I have always struggled to understand the concept of organizational learning. After all, how can an insentient thing be said to learn? This is particularly ironic, as I often refer to myself as working in the area of adult and organizational learning.

Quite a timely piece, but I just read and have been discussing an article by Scott D. N. Cook and Dvora Yanow (1993), Culture and Organizational Learning.  In it, they focus on the learning that occurs within organizations as a facet of organizational cultural:

We hold that learning can indeed be done by organizations, that this phenomenon is neither conceptually nor empirically the same as either learning by individuals or individual learning within organizations; and that to understand organizational learning as learning by organizations, theorists and practitioners need to see organizations not primarily as cognitive entities but as cultural ones (pg. 374).

They go on to define organizational learning as:

the acquiring, sustaining, or changing of intersubjective meanings through the artifactual [sic] vehicles of their expression and transmission and the collective actions of the group (pg. 384).

Never thought about it in this perspective.

Research Ideas Redux; Feedback, Anybody?

I am gathering ideas for my next research paper that I have to write in the next month and a half for my doctoral program, and have come up with these ideas after trying to flesh out the initial ones I discussed.
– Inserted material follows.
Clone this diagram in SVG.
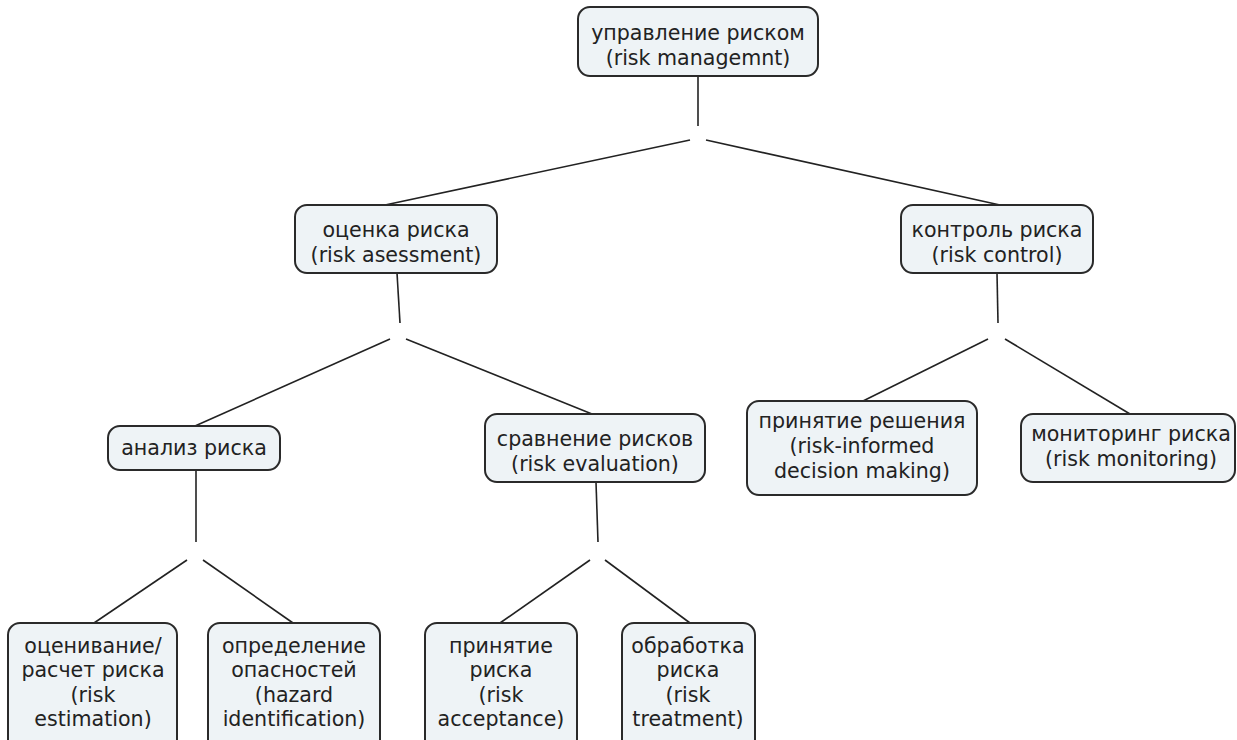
<svg xmlns="http://www.w3.org/2000/svg" width="1237" height="740" viewBox="0 0 1237 740">
<style>
.box{fill:#eef3f6;stroke:#2a2a2a;stroke-width:2}
.t{font-family:"DejaVu Sans",Verdana,sans-serif;font-size:20.6px;fill:#222;text-anchor:middle}
.c{stroke:#222;stroke-width:1.6;fill:none}
</style>
<rect width="1237" height="740" fill="#ffffff"/>
<g id="connectors">
<line class="c" x1="698" y1="76" x2="698" y2="126"/>
<line class="c" x1="690" y1="140" x2="385" y2="205"/>
<line class="c" x1="706" y1="140" x2="1000" y2="205"/>
<line class="c" x1="397" y1="273" x2="400" y2="323"/>
<line class="c" x1="390" y1="339" x2="195" y2="426"/>
<line class="c" x1="406" y1="339" x2="592" y2="414"/>
<line class="c" x1="997" y1="273" x2="998" y2="323"/>
<line class="c" x1="988" y1="339" x2="863" y2="401"/>
<line class="c" x1="1005" y1="339" x2="1130" y2="414"/>
<line class="c" x1="196" y1="470" x2="196" y2="542"/>
<line class="c" x1="187" y1="560" x2="94" y2="623"/>
<line class="c" x1="203" y1="560" x2="293" y2="623"/>
<line class="c" x1="596" y1="482" x2="598" y2="542"/>
<line class="c" x1="590" y1="560" x2="500" y2="623"/>
<line class="c" x1="605" y1="560" x2="690" y2="623"/>
</g>
<g id="n-root"><rect class="box" x="578" y="7" width="240" height="69" rx="12"/><text class="t" x="698" y="40">управление риском</text><text class="t" x="698" y="65">(risk managemnt)</text></g>
<g id="n-assess"><rect class="box" x="295" y="205" width="202" height="68" rx="12"/><text class="t" x="396" y="237">оценка риска</text><text class="t" x="396" y="262">(risk asessment)</text></g>
<g id="n-control"><rect class="box" x="901" y="205" width="192" height="68" rx="12"/><text class="t" x="997" y="237">контроль риска</text><text class="t" x="997" y="262">(risk control)</text></g>
<g id="n-analysis"><rect class="box" x="108" y="426" width="172" height="44" rx="12"/><text class="t" x="194" y="455">анализ риска</text></g>
<g id="n-eval"><rect class="box" x="485" y="414" width="220" height="68" rx="12"/><text class="t" x="595" y="446">сравнение рисков</text><text class="t" x="595" y="471">(risk evaluation)</text></g>
<g id="n-decision"><rect class="box" x="747" y="401" width="230" height="94" rx="12"/><text class="t" x="862" y="428">принятие решения</text><text class="t" x="862" y="453">(risk-informed</text><text class="t" x="862" y="478">decision making)</text></g>
<g id="n-monitor"><rect class="box" x="1021" y="414" width="214" height="68" rx="12"/><text class="t" x="1131" y="441">мониторинг риска</text><text class="t" x="1131" y="466">(risk monitoring)</text></g>
<g id="n-estim"><rect class="box" x="8" y="623" width="169" height="130" rx="12"/><text class="t" x="93" y="653">оценивание/</text><text class="t" x="93" y="677">расчет риска</text><text class="t" x="93" y="702">(risk</text><text class="t" x="93" y="726">estimation)</text></g>
<g id="n-hazard"><rect class="box" x="208" y="623" width="172" height="130" rx="12"/><text class="t" x="294" y="653">определение</text><text class="t" x="294" y="677">опасностей</text><text class="t" x="294" y="702">(hazard</text><text class="t" x="294" y="726">identification)</text></g>
<g id="n-accept"><rect class="box" x="425" y="623" width="152" height="130" rx="12"/><text class="t" x="501" y="653">принятие</text><text class="t" x="501" y="677">риска</text><text class="t" x="501" y="702">(risk</text><text class="t" x="501" y="726">acceptance)</text></g>
<g id="n-treat"><rect class="box" x="622" y="623" width="133" height="130" rx="12"/><text class="t" x="688" y="653">обработка</text><text class="t" x="688" y="677">риска</text><text class="t" x="688" y="702">(risk</text><text class="t" x="688" y="726">treatment)</text></g>
</svg>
These are the four ideas I am floating; I hope to have something narrowed down by the end of the week so I can start to work on the design. As a recurring theme in my work, these are all within the area of autoethnographic methodology / writing or processing one’s experience in autobiographic / life history methods:

  1. Interview some people who engage in autoethnographic research (cf. Ellis) to see what role, if any, communities of practice play in their lives in this research.
  2. Engaging in narrative inquiry (cf. Clandinin and Connelly) to explore how people engaged in autoethnographic research engage in publicly defining or frame their own identities (cf. Goffman? Bedford and Snow?).
  3. Explore how these researchers navigate their own professional identities through using this contested methodology.
  4. Try to understand if autoethnographic inquiry led to any transformative learning (cf. Mezirow), or if perhaps a transformative experience led to autoethnography (Freire?).

Lightbulb

Any thoughts are most appreciated.

Dilbert, Tacit Knowledge, and Bridging Epistemologies

As I am finally getting back to my doctoral work and reflections after dropping everything this past weekend to attend to an article rewrite (that was finally submitted and accepted–hurray!), I am not playing catch up with my studies and processing my learning and thinking.
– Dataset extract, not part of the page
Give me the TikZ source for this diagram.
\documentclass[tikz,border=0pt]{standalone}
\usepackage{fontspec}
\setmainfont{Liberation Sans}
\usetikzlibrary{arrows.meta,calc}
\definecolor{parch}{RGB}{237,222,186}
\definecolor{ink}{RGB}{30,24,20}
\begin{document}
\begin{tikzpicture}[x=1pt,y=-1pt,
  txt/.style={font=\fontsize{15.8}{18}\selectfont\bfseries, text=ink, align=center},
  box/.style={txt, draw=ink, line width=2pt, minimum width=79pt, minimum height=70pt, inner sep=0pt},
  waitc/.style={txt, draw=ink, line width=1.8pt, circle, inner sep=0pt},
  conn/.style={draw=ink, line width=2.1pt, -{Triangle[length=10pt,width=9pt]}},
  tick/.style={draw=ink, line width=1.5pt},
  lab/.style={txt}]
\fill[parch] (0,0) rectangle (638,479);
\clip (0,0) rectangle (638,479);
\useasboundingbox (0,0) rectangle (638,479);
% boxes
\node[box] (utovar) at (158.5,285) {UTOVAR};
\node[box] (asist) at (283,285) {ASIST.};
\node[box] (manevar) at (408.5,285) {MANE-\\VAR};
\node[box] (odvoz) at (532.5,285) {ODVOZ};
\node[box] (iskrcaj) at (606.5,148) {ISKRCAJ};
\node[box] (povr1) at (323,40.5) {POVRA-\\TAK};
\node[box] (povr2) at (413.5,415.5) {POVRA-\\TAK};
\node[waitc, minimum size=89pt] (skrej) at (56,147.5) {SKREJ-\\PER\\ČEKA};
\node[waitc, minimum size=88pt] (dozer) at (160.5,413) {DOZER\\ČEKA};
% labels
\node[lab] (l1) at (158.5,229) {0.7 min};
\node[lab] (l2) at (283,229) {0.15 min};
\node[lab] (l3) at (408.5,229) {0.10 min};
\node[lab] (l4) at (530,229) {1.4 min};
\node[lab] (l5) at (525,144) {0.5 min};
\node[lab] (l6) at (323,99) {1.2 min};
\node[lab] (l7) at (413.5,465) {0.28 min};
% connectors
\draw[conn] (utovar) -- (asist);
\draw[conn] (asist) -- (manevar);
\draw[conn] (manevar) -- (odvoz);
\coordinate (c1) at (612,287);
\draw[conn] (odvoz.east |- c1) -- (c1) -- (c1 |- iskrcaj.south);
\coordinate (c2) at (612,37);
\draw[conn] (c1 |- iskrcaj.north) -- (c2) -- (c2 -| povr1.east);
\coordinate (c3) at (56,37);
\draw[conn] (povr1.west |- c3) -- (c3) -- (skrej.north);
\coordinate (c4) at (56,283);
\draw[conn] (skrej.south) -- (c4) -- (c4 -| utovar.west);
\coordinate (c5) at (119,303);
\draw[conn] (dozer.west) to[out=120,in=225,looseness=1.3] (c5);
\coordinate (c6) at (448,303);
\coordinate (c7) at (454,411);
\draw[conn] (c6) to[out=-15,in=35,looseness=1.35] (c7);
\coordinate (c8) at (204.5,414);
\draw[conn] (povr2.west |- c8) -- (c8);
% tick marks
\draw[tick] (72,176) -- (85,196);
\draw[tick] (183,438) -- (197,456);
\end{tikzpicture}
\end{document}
Last week, when I commented on the article Bridging epistemologies: The generative dance between organizational knowledge and organizational knowing, I mentioned how I liked the model for Knowledge and Knowing. With further reflection on this, I recalled a favorite Dilbert comic:

dilbert-quantifier

I think about this image in that, for me, it is all about trying to quantify the tacit knowledge. Formerly working in the area of knowledge management, I know how tough (nearly impossible) it can be, especially given issues of organizational power and positionality.

Thinking more about this, I wonder if tacit knowledge is just another way of thinking about qualitative knowledge?
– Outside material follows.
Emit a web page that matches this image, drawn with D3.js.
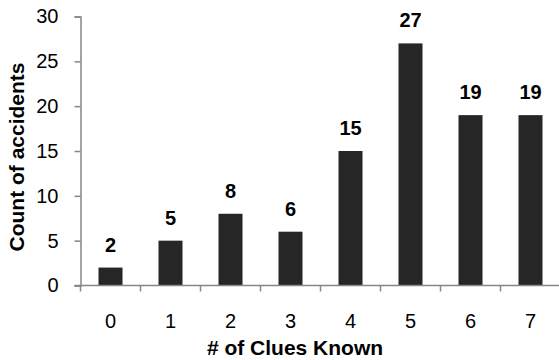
<!DOCTYPE html>
<html>
<head>
<meta charset="utf-8">
<script src="https://cdn.jsdelivr.net/npm/d3@7"></script>
<style>
  html, body { margin: 0; padding: 0; background: #fff; }
  svg { display: block; font-family: "Liberation Sans", Arial, sans-serif; }
</style>
</head>
<body>
<svg id="chart" width="559" height="360"></svg>
<script>
// Accident counts by number of clues known
const categories = ["0", "1", "2", "3", "4", "5", "6", "7"];
const counts = [2, 5, 8, 6, 15, 27, 19, 19];
const yTicks = [0, 5, 10, 15, 20, 25, 30];

const svg = d3.select("#chart");
const axisColor = "#868686";
const fontFamily = "Liberation Sans, Arial, sans-serif";

const x = d3.scaleBand()
  .domain(categories)
  .range([80.5, 560.5])
  .paddingInner(0.6)
  .paddingOuter(0.3);

const y = d3.scaleLinear()
  .domain([0, 30])
  .range([285.5, 16.5]);

// Bars
svg.append("g")
  .selectAll("rect")
  .data(counts)
  .join("rect")
  .attr("x", (d, i) => x(categories[i]))
  .attr("y", d => y(d))
  .attr("width", x.bandwidth())
  .attr("height", d => y(0) - y(d))
  .attr("fill", "#262626");

// Value labels
svg.append("g")
  .selectAll("text")
  .data(counts)
  .join("text")
  .attr("x", (d, i) => x(categories[i]) + x.bandwidth() / 2)
  .attr("y", d => y(d) - 16)
  .attr("text-anchor", "middle")
  .attr("font-size", 20)
  .attr("font-weight", "bold")
  .attr("fill", "#000")
  .text(d => d);

// Y axis
const yAxis = svg.append("g")
  .attr("transform", "translate(80.5,0)")
  .call(d3.axisLeft(y).tickValues(yTicks).tickSize(6).tickPadding(16));
yAxis.attr("font-size", 20).attr("font-family", fontFamily);
yAxis.select(".domain").attr("stroke", axisColor).attr("stroke-width", 1.5);
yAxis.selectAll(".tick line").attr("stroke", axisColor).attr("stroke-width", 1.5);
yAxis.selectAll(".tick text").attr("fill", "#000");

// X axis: baseline with ticks at category boundaries
const xg = svg.append("g");
xg.append("line")
  .attr("x1", 74.5).attr("x2", 560)
  .attr("y1", y(0)).attr("y2", y(0))
  .attr("stroke", axisColor).attr("stroke-width", 1.5);
const step = x.step();
xg.selectAll("line.bound")
  .data(d3.range(categories.length + 1))
  .join("line")
  .attr("class", "bound")
  .attr("x1", i => 80.5 + i * step)
  .attr("x2", i => 80.5 + i * step)
  .attr("y1", y(0))
  .attr("y2", y(0) + 6)
  .attr("stroke", axisColor).attr("stroke-width", 1.5);
xg.selectAll("text")
  .data(categories)
  .join("text")
  .attr("x", d => x(d) + x.bandwidth() / 2)
  .attr("y", 328)
  .attr("text-anchor", "middle")
  .attr("font-size", 20)
  .attr("fill", "#000")
  .text(d => d);

// Axis titles
svg.append("text")
  .attr("x", 295)
  .attr("y", 355)
  .attr("text-anchor", "middle")
  .attr("font-size", 21)
  .attr("font-weight", "bold")
  .text("# of Clues Known");

svg.append("text")
  .attr("transform", "translate(24,157) rotate(-90)")
  .attr("text-anchor", "middle")
  .attr("font-size", 21)
  .attr("font-weight", "bold")
  .text("Count of accidents");
</script>
</body>
</html>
Feedback: First Doctoral Paper

I just received my provisional feedback on my first doctoral assignment at Lancaster University. My traditional research paper (completed in 5 weeks: research design and all!) was entitled Educational Explorations of Autoethnographic Inquiry: A Case Study of the Goals and Experiences of Three Educators, and in it I interviewed three individuals who are involved in higher education and who engage in autoethnographic inquiry.

What I particularly liked about the paper’s feedback was what my tutor targeted toward my final section, Personal Learnings, where I described my experience and processed what I learned  using the same autoethnographic methodology I previously studied in my interviewees. I really appreciated the statement that it was “quite unlike anything I’ve read before.”

I like this original research . . .

Pragmatism as an Episode of Constructivism

I am chatting with some colleagues right now, and explaining what I meant when earlier this week I referred to pragmatism as an episode of constructivism.

Pragmatism is a worldview or philosophy that is concerned with the application of what works in this or that context. If pragmatism is a paradigm that Creswell, in his Research Design: Qualitative, Quantitative, and Mixed Methods Approaches, has separated out from the others (like positivism or critical theory), then it occurred to me that pragmatism is doing something based completely on the context. In other words, it is constructing a method or approach to an issue as needed. This sounds surprisingly like constructivism, just reconstructed in time as needed and when needed.

Thus, pragmatism is an episode of constructivism.